__Directions__. Give the count of lines holding the string "this" and nothing else.

------------------------------------------------------------------------

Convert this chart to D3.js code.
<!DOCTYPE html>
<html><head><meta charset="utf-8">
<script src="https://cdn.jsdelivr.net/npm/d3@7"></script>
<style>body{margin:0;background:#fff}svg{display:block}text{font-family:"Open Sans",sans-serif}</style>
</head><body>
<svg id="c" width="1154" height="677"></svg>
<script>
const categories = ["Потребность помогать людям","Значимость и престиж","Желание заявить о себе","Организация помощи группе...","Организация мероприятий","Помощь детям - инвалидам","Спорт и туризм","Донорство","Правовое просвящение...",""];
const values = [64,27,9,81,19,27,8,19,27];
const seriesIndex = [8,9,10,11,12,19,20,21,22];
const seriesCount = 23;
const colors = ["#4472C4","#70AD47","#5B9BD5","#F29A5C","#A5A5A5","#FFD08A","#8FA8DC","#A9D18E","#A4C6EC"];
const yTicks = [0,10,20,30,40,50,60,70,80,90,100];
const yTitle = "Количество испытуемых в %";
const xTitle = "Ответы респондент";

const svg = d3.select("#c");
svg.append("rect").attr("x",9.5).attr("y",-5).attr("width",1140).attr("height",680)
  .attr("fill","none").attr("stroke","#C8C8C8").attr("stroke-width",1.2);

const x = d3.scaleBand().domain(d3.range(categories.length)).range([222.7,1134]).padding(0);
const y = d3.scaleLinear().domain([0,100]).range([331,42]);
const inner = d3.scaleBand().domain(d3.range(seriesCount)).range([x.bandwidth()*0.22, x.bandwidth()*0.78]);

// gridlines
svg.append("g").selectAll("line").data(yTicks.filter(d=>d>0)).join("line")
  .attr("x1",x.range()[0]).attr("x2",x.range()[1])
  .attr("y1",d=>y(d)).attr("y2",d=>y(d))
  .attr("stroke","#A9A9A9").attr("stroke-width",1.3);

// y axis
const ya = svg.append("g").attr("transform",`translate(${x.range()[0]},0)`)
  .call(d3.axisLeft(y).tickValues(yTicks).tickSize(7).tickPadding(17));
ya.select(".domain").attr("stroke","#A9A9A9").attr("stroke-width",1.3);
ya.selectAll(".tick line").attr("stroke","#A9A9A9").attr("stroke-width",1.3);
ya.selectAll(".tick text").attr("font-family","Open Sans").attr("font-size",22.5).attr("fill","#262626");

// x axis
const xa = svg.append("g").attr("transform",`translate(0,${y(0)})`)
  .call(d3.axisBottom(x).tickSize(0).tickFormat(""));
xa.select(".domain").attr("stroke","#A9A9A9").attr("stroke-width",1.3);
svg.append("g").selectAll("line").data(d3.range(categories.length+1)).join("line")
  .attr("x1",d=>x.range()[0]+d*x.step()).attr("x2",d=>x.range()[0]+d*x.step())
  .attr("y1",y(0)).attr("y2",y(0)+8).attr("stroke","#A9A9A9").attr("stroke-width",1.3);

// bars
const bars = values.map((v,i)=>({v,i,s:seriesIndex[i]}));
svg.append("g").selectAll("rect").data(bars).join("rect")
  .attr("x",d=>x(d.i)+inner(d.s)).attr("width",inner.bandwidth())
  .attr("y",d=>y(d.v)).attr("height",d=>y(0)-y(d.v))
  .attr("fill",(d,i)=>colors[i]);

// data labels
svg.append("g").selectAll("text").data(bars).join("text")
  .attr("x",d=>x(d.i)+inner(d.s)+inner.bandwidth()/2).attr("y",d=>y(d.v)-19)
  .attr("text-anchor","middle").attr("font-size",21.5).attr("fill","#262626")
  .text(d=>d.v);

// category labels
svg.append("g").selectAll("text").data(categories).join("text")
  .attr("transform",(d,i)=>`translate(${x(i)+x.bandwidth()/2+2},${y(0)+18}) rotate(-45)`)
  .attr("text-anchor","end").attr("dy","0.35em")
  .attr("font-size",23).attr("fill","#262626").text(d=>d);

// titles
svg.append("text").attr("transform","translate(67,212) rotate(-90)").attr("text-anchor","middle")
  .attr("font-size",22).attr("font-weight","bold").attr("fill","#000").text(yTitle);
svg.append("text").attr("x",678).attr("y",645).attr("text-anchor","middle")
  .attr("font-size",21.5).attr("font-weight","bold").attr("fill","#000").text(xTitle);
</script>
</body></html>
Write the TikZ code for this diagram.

------------------------------------------------------------------------

__Completed exercise__. 2